Explanation: A supervised algorithm that splits the data into subsets based on feature conditions to make decisions. It’s interpretable and useful for both classification and regression.
Examples:
1. Determining loan eligibility based on income, age, and credit score.
2. Predicting whether a customer will churn.

Mathematical Principle:

Decision Trees split data using impurity measures like:

Gini Index: $\text{Gini} = 1 – \sum_{i=1}^k p_i^2$
Entropy: $\text{Entropy} = -\sum_{i=1}^k p_i \log_2(p_i)$

Information Gain is calculated as: $\text{Information Gain} = \text{Parent Impurity} – \sum (\text{Child Impurity})$

Random Forests

Explanation: An ensemble method that combines multiple decision trees to improve accuracy and reduce overfitting through random sampling of data and features.
Examples:
1. Predicting customer segmentation in marketing.
2. Detecting fraudulent transactions in financial systems.

Mathematical Principle:

Combines Decision Trees via Bagging:

Randomly samples subsets of data and features for each tree, then aggregates results using:

Classification: Majority vote of tree outputs.
Regression: Average of tree outputs.

Gradient Boosting (e.g., XGBoost, LightGBM, CatBoost)

Explanation: A powerful ensemble method that builds models sequentially, correcting errors of previous models, and works well for both classification and regression tasks.
Examples:
1. Predicting credit scores based on financial history.
2. Winning Kaggle competitions with tabular data.

Mathematical Principle:

Gradient Boosting minimizes a loss function $L(y, \hat{y})$ using gradients:

$$
\hat{y}_{t+1} = \hat{y}_t + \eta \cdot \nabla L(y, \hat{y}_t)
$$ where $\eta$ is the learning rate.

k-Means (Clustering)

Explanation: An unsupervised algorithm that groups data into k clusters by minimizing the variance within each cluster.
Examples:
1. Grouping similar customers based on purchasing behavior.
2. Segmenting regions in satellite images.

Mathematical Principle:

k-Means minimizes the Within-Cluster Sum of Squares (WCSS):

$$
\text{WCSS} = \sum_{i=1}^k \sum_{x \in C_i} \|x – \mu_i\|^2
$$ where $C_i$ is a cluster and $\mu_i$ is its centroid.

DBSCAN (Density-Based Clustering)

Explanation: An unsupervised algorithm that identifies clusters based on the density of data points, detecting outliers as noise.
Examples:
1. Identifying anomalies in network traffic data.
2. Grouping galaxies in astronomical datasets.

Mathematical Principle:

A core point has at least $\text{MinPts}$ neighbors within a radius $\varepsilon$. Clusters grow by density connectivity, and outliers have fewer than $\text{MinPts}$ neighbors.

Support Vector Machines (SVMs)

Explanation: A supervised algorithm that finds the optimal hyperplane to separate classes (or regressions) by maximizing the margin between them.

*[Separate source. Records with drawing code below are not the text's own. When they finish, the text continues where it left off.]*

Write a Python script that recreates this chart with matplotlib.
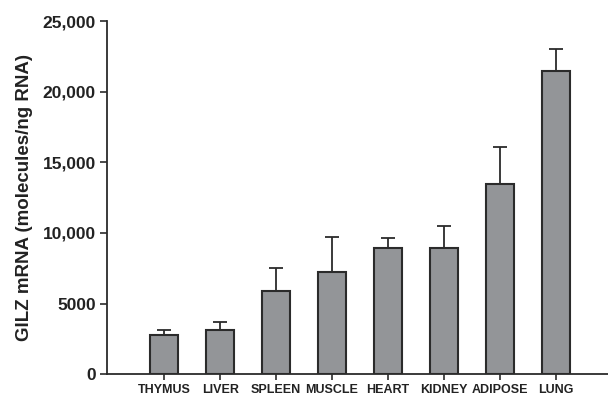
import matplotlib
matplotlib.use("Agg")
import matplotlib.pyplot as plt
import numpy as np
from matplotlib.ticker import FuncFormatter

plt.rcParams['font.family'] = ['Liberation Sans', 'DejaVu Sans']
plt.rcParams['font.weight'] = 'bold'

# ================= DATA =================
tissues = ["THYMUS", "LIVER", "SPLEEN", "MUSCLE", "HEART", "KIDNEY", "ADIPOSE", "LUNG"]
means = [2750, 3140, 5860, 7250, 8900, 8900, 13460, 21500]
errors = [350, 560, 1630, 2450, 750, 1600, 2600, 1500]
yticks = [0, 5000, 10000, 15000, 20000, 25000]

# ================= PLOT =================
fig = plt.figure(figsize=(6.08, 3.98), dpi=100)
ax = fig.add_axes([0.176, 0.06, 0.824, 0.887])

x = np.arange(len(tissues))
ax.bar(x, means, width=0.5, color="#939598", edgecolor="#2b2b2b", linewidth=1.5, zorder=2)
ax.errorbar(x, means, yerr=[np.zeros(len(errors)), errors], fmt="none",
            ecolor="#2b2b2b", elinewidth=1.3, capsize=5, capthick=1.3, zorder=1)

ax.set_xlim(-1.02, 7.93)
ax.set_ylim(0, 25000)
ax.set_xticks(x)
ax.set_xticklabels(tissues, fontsize=9, fontweight="bold")
ax.set_yticks(yticks)
ax.yaxis.set_major_formatter(FuncFormatter(lambda v, p: "0" if v == 0 else ("5000" if v == 5000 else f"{int(v):,}")))
ax.tick_params(axis="y", labelsize=12.5, length=5, width=1.2, colors="#2b2b2b", labelcolor="#222222", pad=3)
ax.tick_params(axis="x", length=4, width=1.2, colors="#2b2b2b", labelcolor="#222222", pad=3)
for lbl in ax.get_yticklabels():
    lbl.set_fontweight("bold")

ax.set_ylabel("GILZ mRNA (molecules/ng RNA)", fontsize=13.5, fontweight="bold", color="#222222", labelpad=7)

ax.spines["top"].set_visible(False)
ax.spines["right"].set_visible(False)
ax.spines["left"].set_linewidth(1.3)
ax.spines["bottom"].set_linewidth(1.3)
ax.spines["left"].set_color("#2b2b2b")
ax.spines["bottom"].set_color("#2b2b2b")

fig.savefig("out.png", dpi=100)
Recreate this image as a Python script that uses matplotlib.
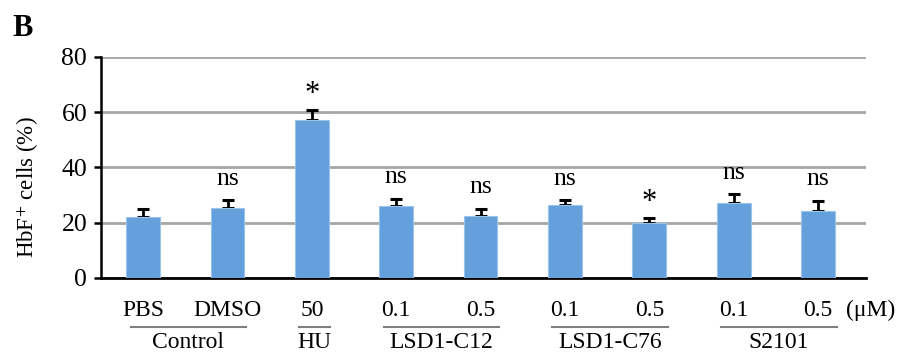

It can use kernels for non-linear problems.
Examples:
1. Classifying handwritten digits in the MNIST dataset.
2. Categorizing emails as spam or not spam.

Mathematical Principle:

Maximizes the margin:

$$
\text{Maximize: } \frac{2}{\|w\|}
$$ Subject to:

$$
y_i (w^T x_i + b) \geq 1, \; \forall i
$$ Non-linear problems are solved using the Kernel Trick.

k-Nearest Neighbors (k-NN)

Explanation: A supervised algorithm that classifies data points or predicts values based on the majority vote or average of the k-nearest labeled points.
Examples:
1. Recommending movies based on user ratings.
2. Identifying species of flowers based on petal and sepal measurements.

Mathematical Principle:

Uses a distance metric (e.g., Euclidean Distance):

$$
d(x_1, x_2) = \sqrt{\sum_{i=1}^n (x_{1,i} – x_{2,i})^2}
$$

Conclusion

While modern machine learning is often dominated by deep learning and large language models, the classical foundations remain essential. Concepts like feature engineering, model evaluation, generalization, and learning paradigms form the core mental models every ML engineer or data scientist should carry with them — regardless of the complexity of the tools they use.

Understanding these fundamentals not only improves your ability to choose and apply algorithms effectively, but also helps you communicate clearly, troubleshoot with confidence, and build more reliable systems.

In the end, mastering the basics is what enables you to go further — with clarity, precision, and purpose.